Scent of a woman in versione teatrale

Perdersi tra Al Pacino, Vittorio Gassman e Massimo Venturiello. Quest’ultimo felice interprete e regista dello spettacolo “Profumo di Donna”, in scena al Teatro della Cometa di Roma fino al 25 marzo.

Sarete curiosi di sapere, come tifosi da stadio, se veramente “c’è stata partita” tra l’ultimo e i primi due. Sì, assolutamente. Un po’ perché con un’ottima compagnia come quella di Venturiello tra cinema e spettacolo dal vivo vince sempre quest’ultimo, con notevole distacco. Impressione che abbiamo già evidenziato in precedenza, in occasione della rappresentazione de “Il nome della Rosa” andato in scena poco tempo fa all’Argentina di Roma.
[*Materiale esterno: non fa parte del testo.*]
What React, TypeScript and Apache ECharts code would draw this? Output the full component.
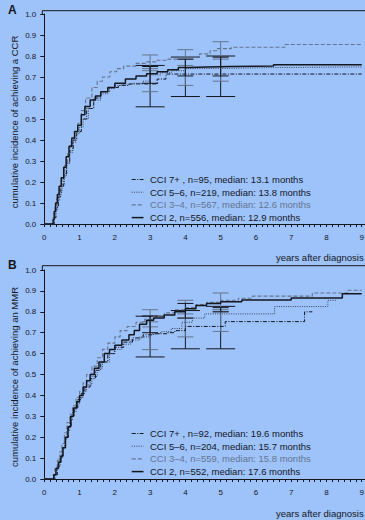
import React, { useEffect, useRef } from "react";
import * as echarts from "echarts";

// ---------- Panel A (CCR) ----------
const A_NAMES = [
  "CCI 7+ , n=95, median: 13.1 months",
  "CCI 5\u20136, n=219, median: 13.8 months",
  "CCI 3\u20134, n=567, median: 12.6 months",
  "CCI 2, n=556, median: 12.9 months",
];
const A7_T = [0, 0.28, 0.33, 0.4, 0.47, 0.55, 0.63, 0.72, 0.82, 0.92, 1.05, 1.2, 1.4, 1.6, 1.85, 2.1, 2.4, 3.2, 3.45, 9.0];
const A7_V = [0, 0.03, 0.08, 0.13, 0.18, 0.23, 0.29, 0.35, 0.4, 0.44, 0.5, 0.55, 0.6, 0.63, 0.65, 0.66, 0.667, 0.69, 0.714, 0.714];
const A56_T = [0, 0.27, 0.32, 0.38, 0.44, 0.5, 0.57, 0.64, 0.72, 0.8, 0.9, 1.0, 1.1, 1.25, 1.4, 1.6, 1.8, 2.0, 2.2, 2.5, 2.8, 3.0, 3.3, 3.6, 4.0, 4.5, 5.5, 6.5, 9.0];
const A56_V = [0, 0.03, 0.07, 0.11, 0.15, 0.19, 0.24, 0.29, 0.34, 0.39, 0.43, 0.46, 0.5, 0.55, 0.59, 0.62, 0.645, 0.66, 0.665, 0.67, 0.68, 0.71, 0.72, 0.73, 0.74, 0.742, 0.745, 0.748, 0.748];
const A34_T = [0, 0.25, 0.3, 0.35, 0.42, 0.5, 0.58, 0.66, 0.75, 0.85, 0.95, 1.05, 1.17, 1.35, 1.5, 1.65, 1.86, 2.05, 2.25, 2.6, 2.9, 3.2, 3.5, 3.8, 4.1, 4.4, 4.7, 4.9, 5.3, 6.82, 9.0];
const A34_V = [0, 0.03, 0.08, 0.12, 0.17, 0.22, 0.28, 0.34, 0.39, 0.44, 0.48, 0.54, 0.6, 0.65, 0.68, 0.7, 0.725, 0.74, 0.752, 0.765, 0.772, 0.78, 0.785, 0.79, 0.795, 0.81, 0.825, 0.835, 0.842, 0.855, 0.855];
const A2_T = [0, 0.25, 0.28, 0.32, 0.37, 0.42, 0.48, 0.55, 0.62, 0.7, 0.78, 0.86, 0.95, 1.05, 1.15, 1.3, 1.45, 1.6, 1.8, 2.0, 2.3, 2.6, 2.9, 3.2, 3.5, 3.8, 4.1, 4.6, 5.3, 6.5, 9.0];
const A2_V = [0, 0.02, 0.06, 0.1, 0.14, 0.18, 0.22, 0.27, 0.32, 0.37, 0.41, 0.44, 0.47, 0.52, 0.56, 0.59, 0.61, 0.63, 0.65, 0.67, 0.69, 0.705, 0.715, 0.725, 0.735, 0.745, 0.748, 0.75, 0.752, 0.758, 0.758];

const CI_T = [3, 4, 5];
const A7_LO = [0.558, 0.607, 0.607];
const A7_HI = [0.755, 0.795, 0.8];
const A56_LO = [0.63, 0.66, 0.68];
const A56_HI = [0.74, 0.785, 0.795];
const A34_LO = [0.73, 0.755, 0.785];
const A34_HI = [0.805, 0.83, 0.868];
const A2_LO = [0.67, 0.705, 0.705];
const A2_HI = [0.75, 0.785, 0.795];

// ---------- Panel B (MMR) ----------
const B_NAMES = [
  "CCI 7+ , n=92, median: 19.6 months",
  "CCI 5\u20136, n=204, median: 15.7 months",
  "CCI 3\u20134, n=559, median: 15.8 months",
  "CCI 2, n=552, median: 17.6 months",
];
const B7_T = [0, 0.3, 0.37, 0.45, 0.52, 0.6, 0.68, 0.76, 0.85, 0.95, 1.05, 1.15, 1.3, 1.45, 1.6, 1.8, 2.0, 2.25, 2.5, 2.8, 3.1, 3.5, 3.7, 4.0, 5.13, 7.38, 7.6];
const B7_V = [0, 0.02, 0.06, 0.1, 0.15, 0.2, 0.25, 0.3, 0.34, 0.38, 0.41, 0.44, 0.48, 0.52, 0.56, 0.6, 0.63, 0.655, 0.675, 0.69, 0.695, 0.7, 0.71, 0.73, 0.753, 0.8, 0.8];
const B56_T = [0, 0.28, 0.35, 0.42, 0.5, 0.57, 0.64, 0.72, 0.8, 0.9, 1.0, 1.1, 1.2, 1.35, 1.5, 1.65, 1.85, 2.0, 2.2, 2.45, 2.7, 3.0, 3.3, 3.6, 3.9, 4.2, 4.55, 6.53, 8.04, 8.3];
const B56_V = [0, 0.02, 0.06, 0.1, 0.15, 0.19, 0.23, 0.28, 0.32, 0.36, 0.39, 0.42, 0.45, 0.49, 0.53, 0.56, 0.6, 0.62, 0.645, 0.665, 0.68, 0.695, 0.705, 0.72, 0.75, 0.77, 0.79, 0.825, 0.855, 0.855];
const B34_T = [0, 0.25, 0.3, 0.37, 0.44, 0.5, 0.57, 0.64, 0.72, 0.8, 0.9, 1.0, 1.1, 1.2, 1.35, 1.5, 1.65, 1.8, 2.0, 2.15, 2.35, 2.6, 2.85, 3.1, 3.4, 3.7, 4.0, 4.3, 4.6, 5.0, 5.5, 5.9, 7.6, 8.6, 9.0];
const B34_V = [0, 0.02, 0.05, 0.09, 0.13, 0.17, 0.22, 0.27, 0.31, 0.35, 0.39, 0.42, 0.46, 0.5, 0.54, 0.58, 0.62, 0.65, 0.68, 0.71, 0.73, 0.75, 0.765, 0.78, 0.795, 0.81, 0.82, 0.835, 0.845, 0.855, 0.865, 0.875, 0.89, 0.903, 0.903];
const B2_T = [0, 0.27, 0.33, 0.4, 0.47, 0.53, 0.6, 0.67, 0.75, 0.83, 0.92, 1.0, 1.1, 1.2, 1.3, 1.42, 1.55, 1.7, 1.85, 2.0, 2.2, 2.4, 2.55, 2.7, 2.9, 3.1, 3.4, 3.7, 4.0, 4.3, 4.6, 5.0, 5.6, 7.0, 8.45, 9.0];
const B2_V = [0, 0.02, 0.05, 0.08, 0.11, 0.15, 0.2, 0.25, 0.3, 0.34, 0.37, 0.4, 0.44, 0.47, 0.5, 0.53, 0.56, 0.6, 0.62, 0.64, 0.665, 0.69, 0.71, 0.74, 0.76, 0.77, 0.785, 0.8, 0.815, 0.83, 0.84, 0.848, 0.857, 0.866, 0.886, 0.886];

const B7_LO = [0.584, 0.623, 0.623];
const B7_HI = [0.779, 0.806, 0.826];
const B56_LO = [0.619, 0.68, 0.706];
const B56_HI = [0.752, 0.79, 0.81];
const B34_LO = [0.728, 0.77, 0.8];
const B34_HI = [0.81, 0.855, 0.89];
const B2_LO = [0.7, 0.77, 0.8];
const B2_HI = [0.78, 0.84, 0.82];

const X_TICKS = [0, 1, 2, 3, 4, 5, 6, 7, 8, 9];

const BG = "#9dc3fa";
const DARK = "#15171f";
const GRAY = "#65758e";
const FONT = "'Liberation Sans', Arial, sans-serif";

const zip = (t: number[], v: number[]) => t.map((x, i) => [x, v[i]]);
const zip3 = (t: number[], lo: number[], hi: number[]) => t.map((x, i) => [x, lo[i], hi[i]]);

export default function App() {
  const ref = useRef<HTMLDivElement>(null);
  useEffect(() => {
    if (!ref.current) return;
    const chart = echarts.init(ref.current, undefined, { renderer: "svg" });

    const styles = [
      { color: DARK, width: 1, type: [4, 1.5, 1, 1.5] }, // 7+
      { color: "#3a4356", width: 1, type: [1, 1.3] }, // 5-6
      { color: GRAY, width: 1.1, type: [4, 2] }, // 3-4
      { color: DARK, width: 1.5, type: "solid" }, // 2
    ];
    const dashOf = (t: any) => (Array.isArray(t) ? t : null);

    const lineSeries = (name: string, t: number[], v: number[], s: any, panel: number, z: number) => ({
      type: "line",
      name,
      xAxisIndex: panel,
      yAxisIndex: panel,
      data: zip(t, v),
      step: "end",
      symbol: "none",
      showSymbol: false,
      silent: true,
      z,
      lineStyle: { color: s.color, width: s.width, type: s.type },
      itemStyle: { color: s.color },
    });

    const ciSeries = (lo: number[], hi: number[], color: string, halfPx: number, width: number, panel: number) => ({
      type: "custom",
      xAxisIndex: panel,
      yAxisIndex: panel,
      silent: true,
      z: 1,
      data: zip3(CI_T, lo, hi),
      encode: { x: 0, y: [1, 2] },
      renderItem: (params: any, api: any) => {
        const t = api.value(0);
        const p0 = api.coord([t, api.value(1)]);
        const p1 = api.coord([t, api.value(2)]);
        const st = { stroke: color, lineWidth: width };
        return {
          type: "group",
          children: [
            { type: "line", shape: { x1: p0[0], y1: p0[1], x2: p1[0], y2: p1[1] }, style: st },
            { type: "line", shape: { x1: p0[0] - halfPx, y1: p0[1], x2: p0[0] + halfPx, y2: p0[1] }, style: st },
            { type: "line", shape: { x1: p1[0] - halfPx, y1: p1[1], x2: p1[0] + halfPx, y2: p1[1] }, style: st },
          ],
        };
      },
    });

    const xAxis = (grid: number, offset: number) => ({
      type: "value",
      gridIndex: grid,
      min: 0,
      max: 10,
      interval: 1,
      offset,
      axisLine: { show: true, lineStyle: { color: DARK, width: 1 } },
      axisTick: { show: true, length: 3, lineStyle: { color: DARK } },
      minorTick: { show: true, splitNumber: 6, length: 3, lineStyle: { color: DARK } },
      splitLine: { show: false },
      axisLabel: {
        fontSize: 8,
        color: DARK,
        fontFamily: FONT,
        margin: 6,
        formatter: (v: number) => (X_TICKS.includes(v) ? String(v) : ""),
      },
    });
    const yAxis = (grid: number) => ({
      type: "value",
      gridIndex: grid,
      min: 0,
      max: 1,
      interval: 0.1,
      offset: 2,
      axisLine: { show: true, lineStyle: { color: DARK, width: 1 } },
      axisTick: { show: true, length: 4, lineStyle: { color: DARK } },
      splitLine: { show: false },
      axisLabel: { fontSize: 8, color: DARK, fontFamily: FONT, margin: 6, formatter: (v: number) => v.toFixed(1) },
    });

    const A_T = [A7_T, A56_T, A34_T, A2_T];
    const A_V = [A7_V, A56_V, A34_V, A2_V];
    const B_T = [B7_T, B56_T, B34_T, B2_T];
    const B_V = [B7_V, B56_V, B34_V, B2_V];

    const series: any[] = [];
    for (let i = 0; i < 4; i++) {
      series.push(lineSeries(A_NAMES[i], A_T[i], A_V[i], styles[i], 0, 3 + i));
      series.push(lineSeries(B_NAMES[i], B_T[i], B_V[i], styles[i], 1, 3 + i));
    }
    // confidence intervals
    series.push(ciSeries(A7_LO, A7_HI, DARK, 14.5, 1, 0));
    series.push(ciSeries(A56_LO, A56_HI, GRAY, 8, 1, 0));
    series.push(ciSeries(A34_LO, A34_HI, GRAY, 8, 1, 0));
    series.push(ciSeries(A2_LO, A2_HI, DARK, 8, 1, 0));
    series.push(ciSeries(B7_LO, B7_HI, DARK, 14.5, 1, 1));
    series.push(ciSeries(B56_LO, B56_HI, GRAY, 8, 1, 1));
    series.push(ciSeries(B34_LO, B34_HI, GRAY, 8, 1, 1));
    series.push(ciSeries(B2_LO, B2_HI, DARK, 8, 1, 1));

    const frame = (yTop: number, yAxisTop: number) => [
      { type: "line", shape: { x1: 42.3, y1: yTop, x2: 400, y2: yTop }, style: { stroke: DARK, lineWidth: 1 } },
      { type: "line", shape: { x1: 42.3, y1: yTop, x2: 42.3, y2: yAxisTop }, style: { stroke: DARK, lineWidth: 1 } },
    ];
    const txt = (text: string, x: number, y: number, size: number, weight = "normal") => ({
      type: "text",
      x,
      y,
      silent: true,
      style: { text, fill: DARK, font: `${weight} ${size}px ${FONT}` },
    });
    const legendGraphic = (names: string[], top: number) => {
      const out: any[] = [];
      names.forEach((n, i) => {
        const y = top + i * 12.7;
        const s = styles[i];
        out.push({
          type: "line",
          silent: true,
          shape: { x1: 131.7, y1: y, x2: 143.5, y2: y },
          style: { stroke: s.color, lineWidth: s.width, lineDash: dashOf(s.type) },
        });
        out.push({
          type: "text",
          x: 150,
          y,
          silent: true,
          style: {
            text: n,
            fill: i === 2 ? GRAY : DARK,
            font: `normal 9.5px ${FONT}`,
            verticalAlign: "middle",
          },
        });
      });
      return out;
    };
    const yTitle = (text: string, y: number) => ({
      type: "text",
      x: 14,
      y,
      rotation: Math.PI / 2,
      silent: true,
      style: { text, fill: DARK, font: `normal 9.5px ${FONT}`, align: "center", verticalAlign: "middle" },
    });

    chart.setOption({
      animation: false,
      backgroundColor: BG,
      grid: [
        { left: 44.3, top: 14, width: 355.5, height: 210 },
        { left: 44.3, top: 270, width: 355.5, height: 209 },
      ],
      xAxis: [xAxis(0, 3.5), xAxis(1, 3.7)],
      yAxis: [yAxis(0), yAxis(1)],
      series,
      graphic: [
        ...frame(10.7, 14),
        ...frame(265.7, 270),
        txt("A", 8, 4, 12, "bold"),
        txt("B", 8, 259, 12, "bold"),
        txt("years after diagnosis", 276, 252, 9.5),
        txt("years after diagnosis", 276, 508, 9.5),
        yTitle("cumulative incidence of achieving a CCR", 122),
        yTitle("cumulative incidence of achieving an MMR", 377),
        ...legendGraphic(A_NAMES, 179.5),
        ...legendGraphic(B_NAMES, 433.5),
      ],
    });
    return () => chart.dispose();
  }, []);

  return (
    <div style={{ position: "fixed", left: 0, top: 0, width: 365, height: 520, overflow: "hidden" }}>
      <div ref={ref} style={{ width: 400, height: 520 }} />
    </div>
  );
}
Che cosa rappresenta, quindi, il valore aggiunto dell’attuale riduzione teatrale? L’intensità del coinvolgimento, innanzitutto. Privato del contorno sontuoso del set cinematografico, con i suoi arredi, i gli interni-esterni raffinati ed elaborati, la storia emerge viva, calda e umanissima nei pochi metri quadrati di un piccolo palcoscenico, in cui gli attori (la prostituta e la simpatica “burbetta”, soldatino da caserma inviato allo sbaraglio nelle fauci del lupo non vedente) sono costretti per mancanza di spazi ad andare a sedersi proprio sul bordo esterno della scena, utilizzando così appieno il fascino della. Quarta Parete.

La grande abilità di Venturiello nel muoversi senza rete tra spazi angusti dimenando senza sosta come una frusta il suo bastone con pomello d’argento lavorato, fa sì che ogni gesto simile non venga ignorato come un semplice dettaglio, bensì vissuto e accompagnato da un certo pathos.
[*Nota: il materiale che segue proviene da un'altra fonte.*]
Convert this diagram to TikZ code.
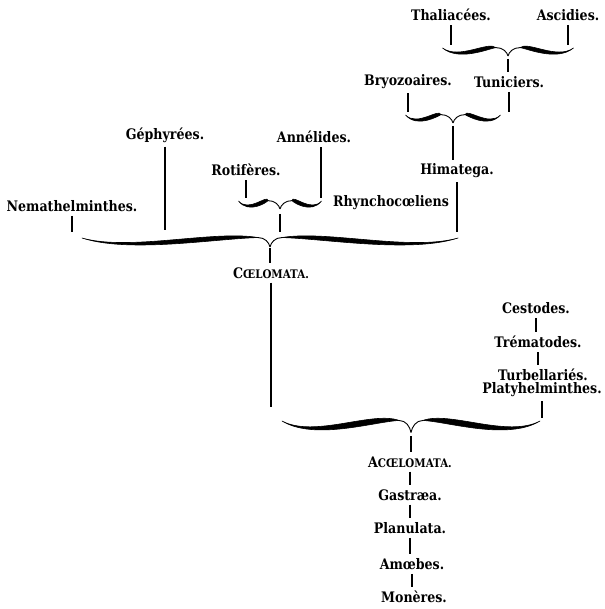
\documentclass[tikz,border=0pt]{standalone}
\usepackage{fontspec}
\setmainfont{DejaVu Serif}[FakeStretch=0.87]
\newcommand{\smc}[2]{#1{\fontsize{11.8}{13}\selectfont #2}}

\tikzset{
    pics/halfbrace/.style={code={
        \filldraw [line width=0.6pt, line join=round] ({-#1},0)
            .. controls ({-0.75*#1},15) and ({-0.3*#1},-9) .. (-12,-0.5)
            .. controls ({-0.3*#1},1) and ({-0.75*#1},17) .. cycle;
        \draw [line width=0.9pt] (-12,-0.5) .. controls (-5,-0.5) and (-1,5) .. (0,10);
    }}
}

\begin{document}
\begin{tikzpicture}[x=1pt,y=-1pt,
    lbl/.style={font=\fontsize{14.5}{16}\selectfont\bfseries, inner sep=1pt},
    link/.style={line width=1.1pt, shorten <=3pt, shorten >=3pt}]
    \useasboundingbox (0,0) rectangle (604,609);
    \node [lbl] (thal) at (451,15) {Thaliacées.};
    \node [lbl] (asci) at (568,15) {Ascidies.};
    \node [lbl] (bryo) at (408,82) {Bryozoaires.};
    \node [lbl] (tuni) at (509,82) {Tuniciers.};
    \node [lbl] (hima) at (457,171) {Himatega.};
    \node [lbl] (geph) at (165,135) {Géphyrées.};
    \node [lbl] (anne) at (314,137) {Annélides.};
    \node [lbl] (roti) at (246,170) {Rotifères.};
    \node [lbl] (rhyn) at (391,203) {Rhynchocœliens};
    \node [lbl] (nema) at (72,206) {Nemathelminthes.};
    \node [lbl] (coel) at (271,273) {\smc{C}{ŒLOMATA.}};
    \node [lbl] (cest) at (536,308) {Cestodes.};
    \node [lbl] (trem) at (538,342) {Trématodes.};
    \node [lbl] (turb) at (543,375) {Turbellariés.};
    \node [lbl] (plat) at (542,390) {Platyhelminthes.};
    \node [lbl] (acoe) at (410,462) {\smc{A}{CŒLOMATA.}};
    \node [lbl] (gast) at (410,495) {Gastræa.};
    \node [lbl] (plan) at (410,528) {Planulata.};
    \node [lbl] (amoe) at (412,564) {Amœbes.};
    \node [lbl] (mone) at (414,597) {Monères.};
    \coordinate (b1l) at (442,48);
    \coordinate (b1r) at (573,48);
    \coordinate (b1t) at (508,56);
    \coordinate (b2l) at (405,115);
    \coordinate (b2r) at (500,115);
    \coordinate (b2t) at (453,123);
    \coordinate (b3l) at (238,201);
    \coordinate (b3r) at (321,201);
    \coordinate (b3t) at (280,209);
    \coordinate (b4l) at (82,238);
    \coordinate (b4r) at (458,238);
    \coordinate (b4t) at (270,245);
    \coordinate (b5l) at (282,421);
    \coordinate (b5r) at (540,421);
    \coordinate (b5t) at (411,433);
    \pic [yscale=0.8] at (b1t |- b1l) {halfbrace=65.5};
    \pic [xscale=-1, yscale=0.8] at (b1t |- b1l) {halfbrace=65.5};
    \pic [yscale=0.8] at (b2t |- b2l) {halfbrace=47.5};
    \pic [xscale=-1, yscale=0.8] at (b2t |- b2l) {halfbrace=47.5};
    \pic [yscale=0.8] at (b3t |- b3l) {halfbrace=41.5};
    \pic [xscale=-1, yscale=0.8] at (b3t |- b3l) {halfbrace=41.5};
    \pic [yscale=0.9] at (b4t |- b4l) {halfbrace=188};
    \pic [xscale=-1, yscale=0.9] at (b4t |- b4l) {halfbrace=188};
    \pic [yscale=1.15] at (b5t |- b5l) {halfbrace=129};
    \pic [xscale=-1, yscale=1.15] at (b5t |- b5l) {halfbrace=129};
    \draw [link] (thal.south) -- (thal.south |- b1l);
    \draw [link] (asci.south) -- (asci.south |- b1r);
    \draw [link] (b1t) -- (b1t |- tuni.north);
    \draw [link] (bryo.south) -- (bryo.south |- b2l);
    \draw [link] (tuni.south) -- (tuni.south |- b2r);
    \draw [link] (b2t) -- (b2t |- hima.north);
    \draw [link, shorten >=6pt] (hima.south) -- (hima.south |- b4r);
    \draw [link, shorten >=8pt] (geph.south) -- (geph.south |- b4l);
    \draw [link] (anne.south -| b3r) -- (b3r);
    \draw [link] (roti.south) -- (roti.south |- b3l);
    \draw [link, shorten <=5pt, shorten >=6pt] (b3t) -- (b3t |- b4l);
    \draw [link, shorten >=6pt] (nema.south) -- (nema.south |- b4l);
    \draw [link] (b4t) -- (b4t |- coel.north);
    \draw [link, shorten >=14pt] (coel.south) -- (coel.south |- b5l);
    \draw [link] (cest.south) -- (cest.south |- trem.north);
    \draw [link] (trem.south) -- (trem.south |- turb.north);
    \draw [link] (plat.south) -- (plat.south |- b5r);
    \draw [link] (b5t) -- (b5t |- acoe.north);
    \draw [link] (acoe.south) -- (acoe.south |- gast.north);
    \draw [link] (gast.south) -- (gast.south |- plan.north);
    \draw [link] (plan.south) -- (plan.south |- amoe.north);
    \draw [link] (amoe.south) -- (amoe.south |- mone.north);
\end{tikzpicture}
\end{document}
Poi, l’intensità e le tonalità delle voci: l’irritazione della burbetta, di cui è impossibile non condividere la ribellione; il piacere di seguire i moti dell’intelligenza luciferina del sadico capitano, di cui però capiamo benissimo, fin dall’inizio, la sua umanità violata, il senso immane di impotenza di chi è stato forte e coraggioso. Immediatamente ci si accorge del potere del suo “terzo occhio” che sa scrutare oltre la vista nutrendosi di “visione”, di percezione interna dello stato delle cose e dell’anima altrui, come quella fragilissima, ingenua ed estremamente buona del suo tenero attendente.

La scelta perfetta di un soldatino un po’ rotondetto, che si torce le mani emozionato dinnanzi a un superiore prepotente, tradito per telefono da una fidanzata bugiarda che il capitano già dal primissimo “sguardo” nell’anima del suo attendente, ascoltandone soltanto una impercettibile sfumatura mentre gli parla della sua “fidanzata”, definisce per ciò che poi si rivelerà vero: “una puttana!”.

Struggente è l’intera messa in scena, con l’ufficiale che si alcolizza per anestetizzare il suo dolore e sfida il mondo dei “normali” (che per lui è soltanto un buio inconsolabile) nel modo che solo un eroe mancato potrebbe fare: scacciando brutalmente il soldatino e tutti coloro che amorevolmente lo assistono e assumendo sempre maggiori dosi di whisky invecchiato di 25 anni, nella speranza di un collasso irrecuperabile.

Molto penetrante è poi la compenetrazione progressiva tra superiore e subordinato, con la creazione di una dualità che alla fine si intuisce avere una densità affettiva fuori dell’ordinario e al di sopra delle righe. Come l’amore folle e incondizionato di una ragazza adolescente, figlia di carissimi amici di famiglia, che si innamora perdutamente del suo affascinantissimo invalido, che si veste da dandy come nessun ricco snob potrebbe mai fare. Fino all’epilogo del dramma.